La felicidad de las pequeñas cosas es efímera, pero deja mejor recuerdo que cualquiera que se pretenda de largo alcance. Desde el «no hay un camino a la felicidad, la felicidad es el camino» de Gautama Buddha hasta el «estado de grata satisfacción espiritual y física» con el que la RAE la define, Cuenca en noviembre encuentra su acomodo. Cuando el otoño inocula su amarillo a los chopos de la ribera del Júcar y no hace ni frío ni calor, el paseo por cualquiera de sus orillas para el tiempo e invita a la más pura de las sinestesias, la de ser feliz con un paseo, no por el paseo, sino por lo paseado. La etiqueta de 'stendhalazo' aquí no sirve, porque esta ribera en noviembre no es sólo un cuadro de Cabañas que se pueda contemplar sin decir nada. Hay que sacudirse el aliento y echar a andar esa senda, como si cada paso fuera un pellizco que quisiera despertarnos del sueño.

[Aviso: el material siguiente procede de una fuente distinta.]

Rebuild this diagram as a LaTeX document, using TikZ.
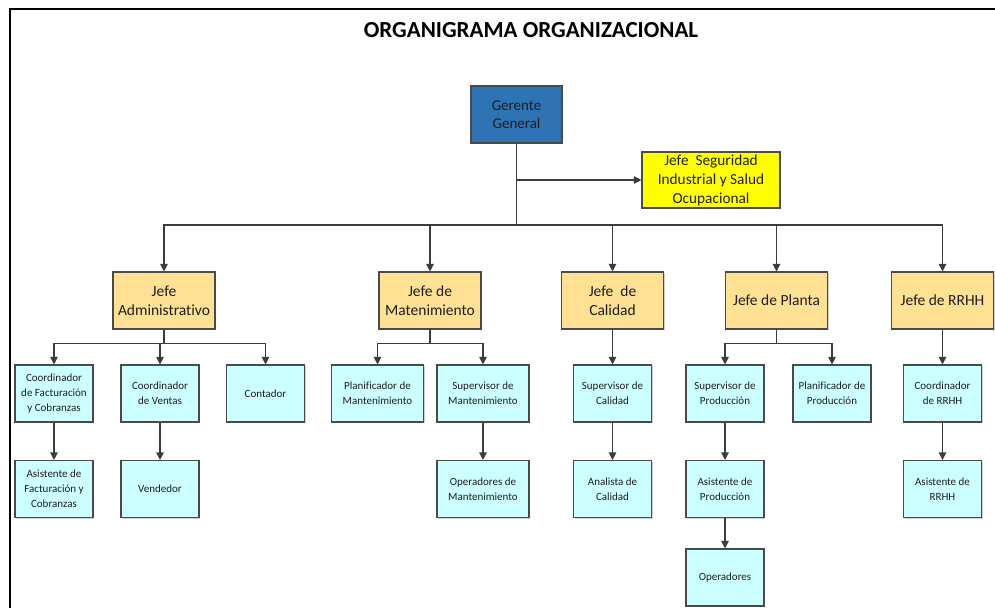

Un café en San Antón escuchando la caída del Júcar junto a la Virgen de la Luz es un buen punto de partida. Y a partir de ahí, avanzar hacia el Recreo Peral, contemplando un amarillo que no se refleja en el río, porque es tan puro que sólo quiere serlo al aire. Dejar La Playa a un lado, atravesar 'Las Explanadas' donde tantos Jueves Larderos engañamos con J&B-Cola en vez de chorizo y huevo, llegar a la Fuente de Martín Alhaja, seguir y dejar la cueva a un lado, hacer el lazo del Puente de Valdecabras, poner la pica y regresar por la otra orilla, ahora de norte a sur, con San Julián, tranquilo, observándonos. Un paseo que en otoño difícilmente se puede igualar, bajo un amarillo que se confunde con el cielo.
El paisaje es digno de instagramer dominguero. Ese especimen al que en Cataluña llaman 'camacu' como mofa al cosmopolita barcelonés que llega a los pueblos con encanto al grito de 'Qué Maco', ('qué majo' al cambio en nuestra tierra). Le pasa a Cadaqués, a Taül, a Solsona, como nos va a terminar por pasar aquí. Estamos a un post de influencer de que el noviembre conquense irrumpa en la playlist del otoño mainstream en cualquier reel, así que disfrutemos de lo que todavía es mundanal ruido antes de que, como Brihuega con su lavanda en verano, tengamos que suplicar para que no vengan a robarnos el alma a golpe de foto.
Un estudio de la UCLM reveló la semana pasada que los castellanomanchegos están entre los más felices de España, y no dejo de pensar que en mi ciudad andamos elevando la media, como en casi todo lo bueno. La cesta de la felicidad la conforman dispares mimbres. La conciencia tranquila y la seguridad de sentirse en casa son dos de los más importantes. Y estrenar noviembre desde el Puente de San Antón mirando si son en punto en Torre Mangana al tiempo que te hinchas el pecho mientras el amarillo te sepulta es, sin duda, un formato de felicidad que te hace sentir hogar sin deber nada a nadie. Pocos lo entenderán si no saben decir 'copón'.